We walked up the street and entered the gift shop. Don’t forget to use your AAA card you will get a discount. The tour begins in a small room where our guide tells us a little about Thomas Jonathan Jackson’s history. His birth in Hanover County Va, the death of his father when he was only two. His mother’s remarriage which within a couple of years leads to he and his siblings being sent off to be raised by family members. Thomas and his sister Laura were sent to live with his uncle Cummins Jackson at Jackson’s Mill in West Virginia. His brother Warren was sent off to maternal relatives and died of consumption at age 20.
I loved the story about his wanting to attend West Point. There was no money to send him to any other college. Well another man was chosen for the position and lasted one day at the academy. The rest is history, he barely pasted the exam and in his class of 203 he was 203rd. By the 4th year he was number 17, out of a class of 59. If it was a five year program he would have been number 1. He excelled at the military aspects but struggled with the academics.

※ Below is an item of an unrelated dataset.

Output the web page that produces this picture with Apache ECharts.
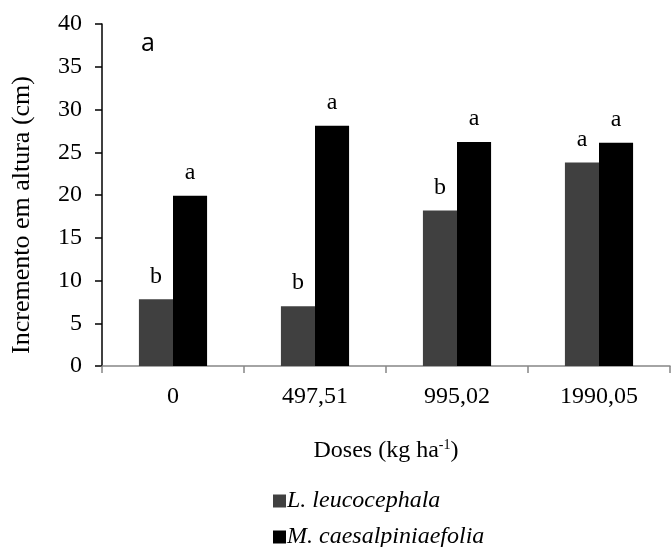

This house in Lexington is the only house that Stonewall ever owned. He was a teacher of Natural Philosophy and artillery tactics at Virginia Military Academy when the war broke out. His second wife Mary Anna lived with him in the house from 1859 until 1861 when he was called into service by the Confederacy. After the war Mary Anna and their only surviving daughter Julia moved from the house to North Carolina.
This is the house of a college professor. We visited his office where I can imagine him correcting papers and doing his class plans. This is not a pretentious house it is comfortable and very much a family home. It is furnished with period pieces and some that belonged to the Jacksons.
There is a gift store in the basement and also a garden in the rear of the house which you can visit on a self guided tour. No photography is allowed inside the house. Parking is available at the visitor center.
Stonewall Jackson Memorial Cemetery
South Main St
No visit to Lexington would be complete with a stop by the cemetery where the famous Confederate General is buried. It wasn’t always the Stonewall Jackson Memorial Cemetery, when he was buried here it was the Cemetery of the Lexington Presbyterian Church, of which Thomas was a member.
The current grave was not his original either. His first grave was simple with a simple stone. In the 1890s a statue and a more elaborate grave were constructed and he was moved there. Today several generations of his family are buried in the plot.
He would feel very much at home here with the 144 other Civil war veterans and two Virginia governors.
Allow enough time to just walk around and read some of the stones, it is definitely a lesson in history worth reading.